Répartir clairement les compétences
L'UE et la zone euro doivent redéfinir plus clairement le partage des compétences entre les institutions supranationales et les Etats membres, préconise le quotidien libéral-conservateur Tagesspiegel : "L'UE et la zone euro en sont arrivées à un point où elles doivent adapter leurs structures à la nouvelle réalité. Si, de l'institution qu'elle est aujourd'hui, la Commission veut devenir un gouvernement, elle doit céder certaines compétences incompatibles avec un gouvernement, notamment la surveillance juridique. Faire clairement la part des choses entre ce qui est du ressort de l'UE et ce qui reste du ressort national aiderait aussi à maintenir les Britanniques au sein de l'UE. Une Europe qui définisse plus clairement les responsabilités n'aura pas à sortir de l'ornière, parce qu'elle ne s'y enlisera pas."

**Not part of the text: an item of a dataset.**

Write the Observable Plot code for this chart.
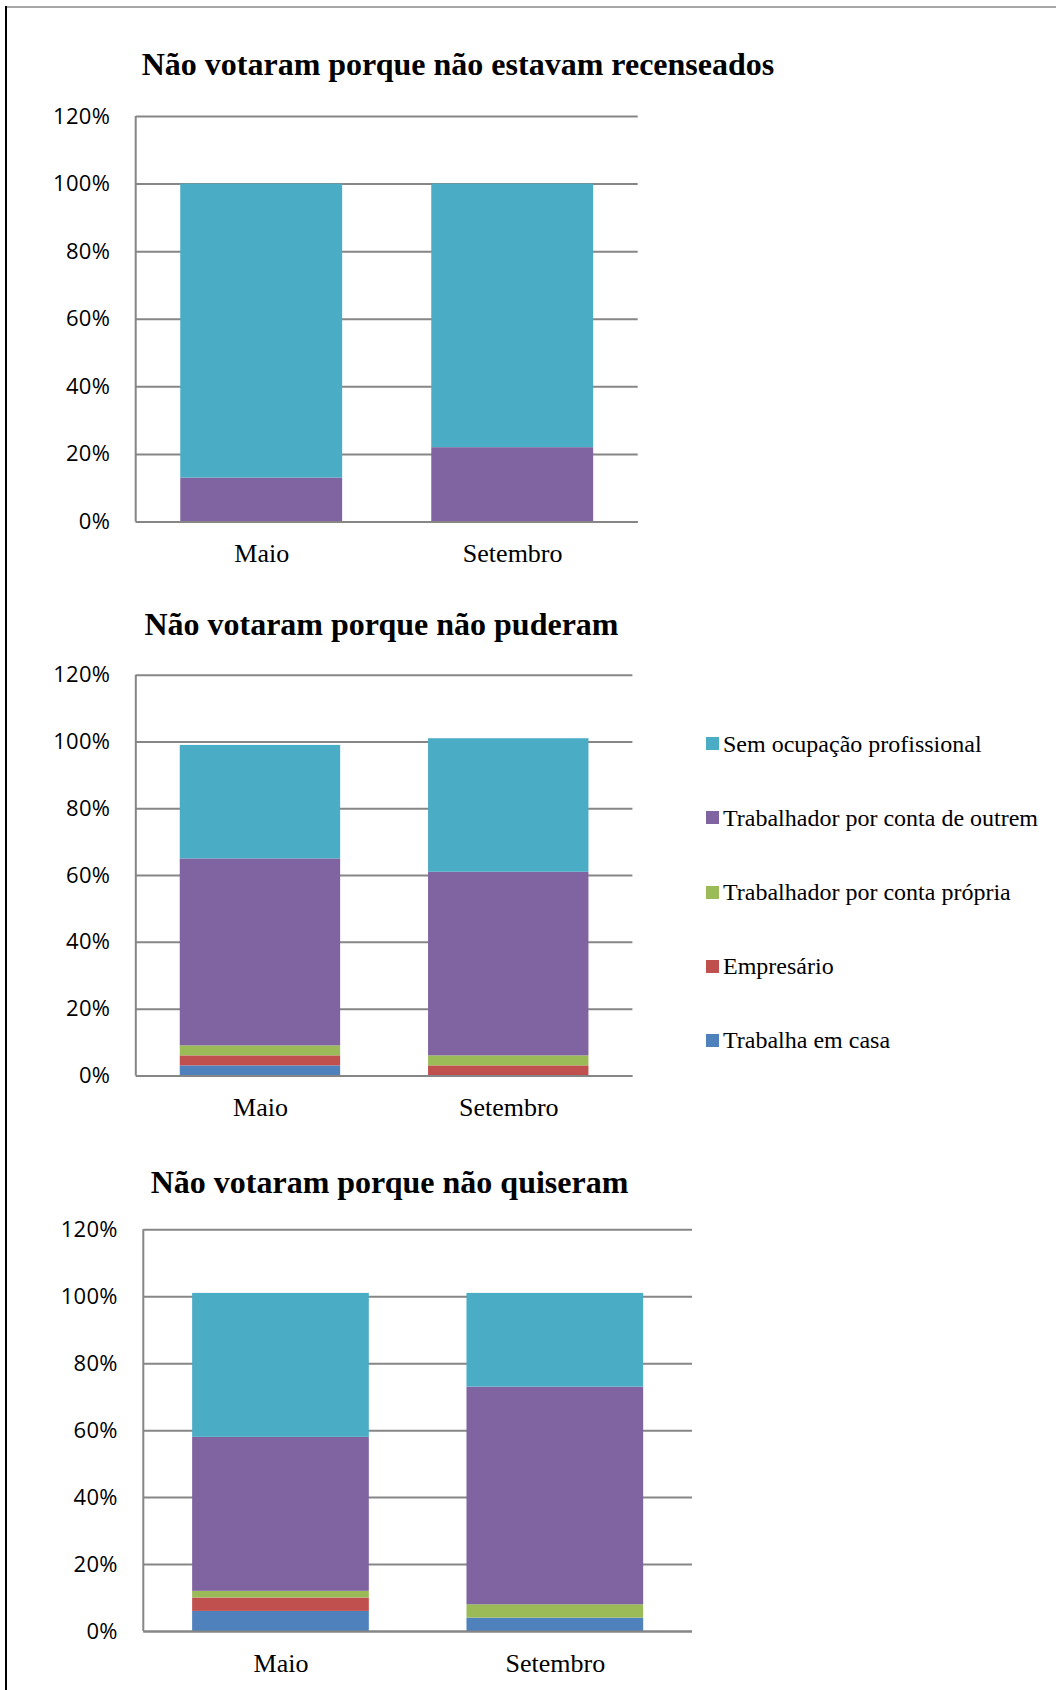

Mettre fin aux atermoiements de l'Europe
L'UE et les Etats membres doivent trancher : créer des institutions supranationales ou rétrocéder les compétences aux Etats-nations. Il faut enfin se décider, souligne le quotidien conservateur Die Presse : "Si l'on veut avoir au final une Europe puissante sur les plans politique et économique, avec une forte monnaie unique, alors il faut établir un modèle crédible, démocratiquement légitime, doté de solides institutions supranationales, en effectuant un effort pédagogique auprès des citoyens. Car l'Europe ne fonctionnera pas sans le soutien des populations nationales. Si ceci s'avère irréalisable, alors il faudra se demander comment démanteler de la façon la moins douloureuse possible l'édifice monétaire construit jusqu'ici. Avec la conséquence naturelle qu'une Europe revenue aux Etats-nations sombrera dans l'insignifiance internationale, et pas seulement sur le plan économique. En tout cas, la poursuite des atermoiements actuels n'est pas une option."